Re-write the code for Question 1, using vectorization instead of the for loop.

Probability simulation

Consider a tug-of-war competition for robots. In each match up, two robots take turns tugging the rope until the marker indicates that one of the robots won. The match starts with the marker at 0.

Robot A pulls the rope – use runif(n=1,min=0,max=0.50) to simulate the magnitude of the pull. Adding the simulated value to the marker position gives the new position of the marker.
Robot B pulls the rope in the opposite direction – use runif(n=1,min=0,max=0.50) to simulate the magnitude of the pull. Adding the simulated value to the marker position gives the new position of the marker.
The two robots continue taking turns until the marker moves past -0.50 or 0.50.

Question 4

Write code that simulates 1000 robot tug of war battles.

Question 5

Report the results of 1000 simulated robot tug of war battles. Is the game fair? If not, what adjustments can be made to make it more fair?

Designing simulation studies

In class, we have started to discuss the use of simulation studies to address statistical questions, such as “How important is the normality assumption in a simple linear regression model?” A simulation study allows us investigate these questions by simulating data under a variety of different conditions (e.g., different violations of the normality assumption), and seeing how the statistical methods behave under these different conditions.

The paper “Using simulation studies to evaluate statistical methods” (Morris et al. 2019) provides a good overview of the important steps in designing a simulation study. Read sections 1 (Introduction) and 3 (Planning simulation studies), and then answer the following questions.

Question 6

What are some reasons researchers use simulation studies?

Question 7

According to the paper, what are the five components (abbreviated ADEMP) involved in planning a simulation study? Summarize each of the five components.

Question 8

In class, we started designing a simulation study to investigate the importance of the normality assumption in simple linear regression. For this simulation, describe each of the ADEMP components.

A new simulation study

We return here to the simple linear regression model:

\[Y_i = \beta_0 + \beta_1 X_i + \varepsilon_i\] Another assumption from STA 112 is that the noise term \(\varepsilon_i\) has constant variance; that is, \(Var(\varepsilon_i) = \sigma^2\) for all observations (the variance does not depend on \(X_i\), e.g.).

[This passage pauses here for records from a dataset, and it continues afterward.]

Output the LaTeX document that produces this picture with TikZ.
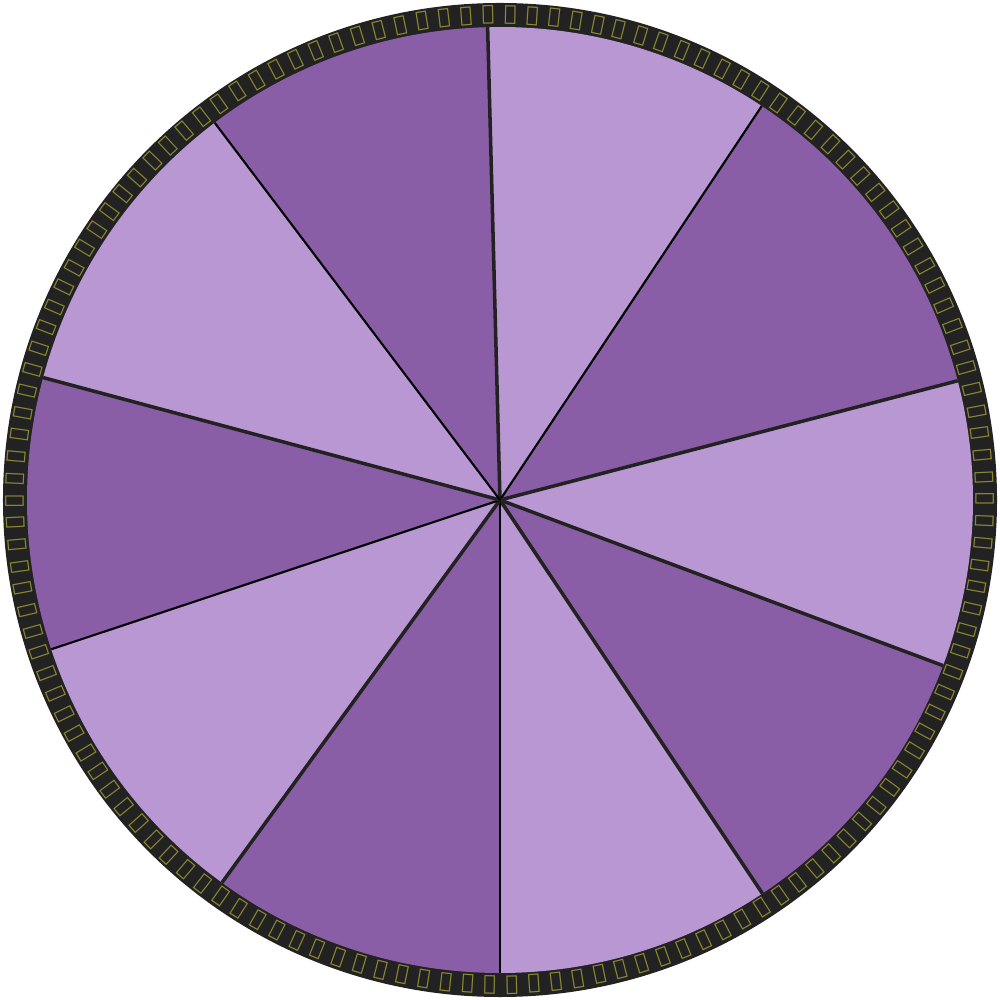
\documentclass[tikz,border=0pt]{standalone}
\usepackage{fontspec}
\newfontfamily\runefont{DejaVu Sans}
\definecolor{wheeldark}{HTML}{8A5EA6}
\definecolor{wheellight}{HTML}{B997D3}
\definecolor{ringblack}{HTML}{222222}
\definecolor{runegold}{HTML}{8E8A32}
\def\runeunit{ᚷ,ᛖ,ᛗ,ᛉ,ᛒ,ᚷ,ᛚ,ᚠ,ᛖ,ᛒ,ᛚ,ᚷ,ᛉ,ᛗ,ᛖ,ᚠ,ᛒ,ᚷ,ᛗ,ᛚ,ᛉ,ᛒ,ᚠ,ᛖ,ᛗ,ᛉ,ᚠ}
\edef\runering{ᛈ,ᚹ,\runeunit,\runeunit,\runeunit,\runeunit,ᚷ,ᛖ,ᛗ,ᛉ,ᛒ,ᚷ,ᛚ,ᚠ,ᛖ,ᛒ,ᛚ,ᚷ,ᛉ,ᛗ,ᛖ,ᚠ,ᛒ,ᚷ,ᛗ,ᛚ,ᛉ,ᛒ,ᚠ,ᛖ,ᛗ,ᛉ,ᚷ,ᛒ}
\begin{document}
\begin{tikzpicture}[line width=0.6pt,
    spoke/.style={draw=ringblack, line width=1.0pt},
    thinspoke/.style={draw=black, line width=0.6pt},
    rune/.style={text=runegold, font=\runefont\fontsize{6}{6}\selectfont, inner sep=0pt}]
  \useasboundingbox (-5,-5) rectangle (5,5);
  % ring
  \fill[ringblack] (0,0) circle (4.97);
  % wedges
  \fill[wheeldark]  (0,0) -- (91.5:4.73) arc (91.5:127.1:4.73) -- cycle;
  \fill[wheellight] (0,0) -- (127.1:4.73) arc (127.1:165:4.73) -- cycle;
  \fill[wheeldark]  (0,0) -- (165:4.73) arc (165:198.4:4.73) -- cycle;
  \fill[wheellight] (0,0) -- (198.4:4.73) arc (198.4:234:4.73) -- cycle;
  \fill[wheeldark]  (0,0) -- (234:4.73) arc (234:270:4.73) -- cycle;
  \fill[wheellight] (0,0) -- (270:4.73) arc (270:303.7:4.73) -- cycle;
  \fill[wheeldark]  (0,0) -- (303.7:4.73) arc (303.7:339.5:4.73) -- cycle;
  \fill[wheellight] (0,0) -- (339.5:4.73) arc (339.5:374.6:4.73) -- cycle;
  \fill[wheeldark]  (0,0) -- (14.6:4.73) arc (14.6:56.4:4.73) -- cycle;
  \fill[wheellight] (0,0) -- (56.4:4.73) arc (56.4:91.5:4.73) -- cycle;
  % spokes
  \coordinate (hub) at (0,0);
  \draw[spoke] (hub) -- (91.5:4.73);
  \draw[thinspoke] (hub) -- (56.4:4.73);
  \draw[spoke] (hub) -- (14.6:4.73);
  \draw[spoke] (hub) -- (-20.5:4.73);
  \draw[spoke] (hub) -- (-56.3:4.73);
  \draw[thinspoke] (hub) -- (-90:4.73);
  \draw[spoke] (hub) -- (-126:4.73);
  \draw[thinspoke] (hub) -- (-161.6:4.73);
  \draw[spoke] (hub) -- (165:4.73);
  \draw[thinspoke] (hub) -- (127.1:4.73);
  % runes round the rim
  \foreach \r [count=\i from 0] in \runering {
    \pgfmathsetmacro\a{91.4-\i*2.6087}
    \node[rune, rotate=\a-90] (rune\i) at (\a:4.85) {\r};
  }
\end{tikzpicture}
\end{document}
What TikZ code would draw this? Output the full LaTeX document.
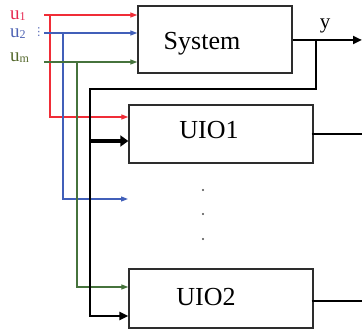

Suppose we want to design a simulation study to assess how important the constant variance assumption is. In this section of the assignment, you will plan out your simulation study. In HW 2, you will carry out the simulations.

Question 9

Use the ADEMP framework to plan a simulation study to explore the constant variance assumption. That is, you should describe

The aims of your study
How you will generate the data
What quantity from the regression model you will estimate
How you will conduct the simulations (the software you will use, how you will calculate your estimates, etc.)
The performance measure you will use (Hint: use the simulation from class as a guideline!)

You do not need to implement any of the simulations to answer this question.

In class, we used the following code to simulate data from a simple linear regression model with normal errors:

n <- 100
beta0 <- 0.5
beta1 <- 1
x <- runif(n, min=0, max=1)
noise <- rnorm(n, mean=0, sd=1)
y <- beta0 + beta1*x + noise

Notice that the errors here also have constant variance: sd = 1 for all errors in the simulation. However, for our new simulation study, we will need to simulate data for which the standard deviation is different for different observations. For example, in the simulation above we could set \(SD(\varepsilon_i) = X_i\), or \(SD(\varepsilon_i) = X_i^2\).

Question 10

Modify the code above so that the noise \(\varepsilon_i\) is simulated with \(SD(\varepsilon_i) = X_i\). Then plot y vs. x and confirm that the constant variance assumption has been violated.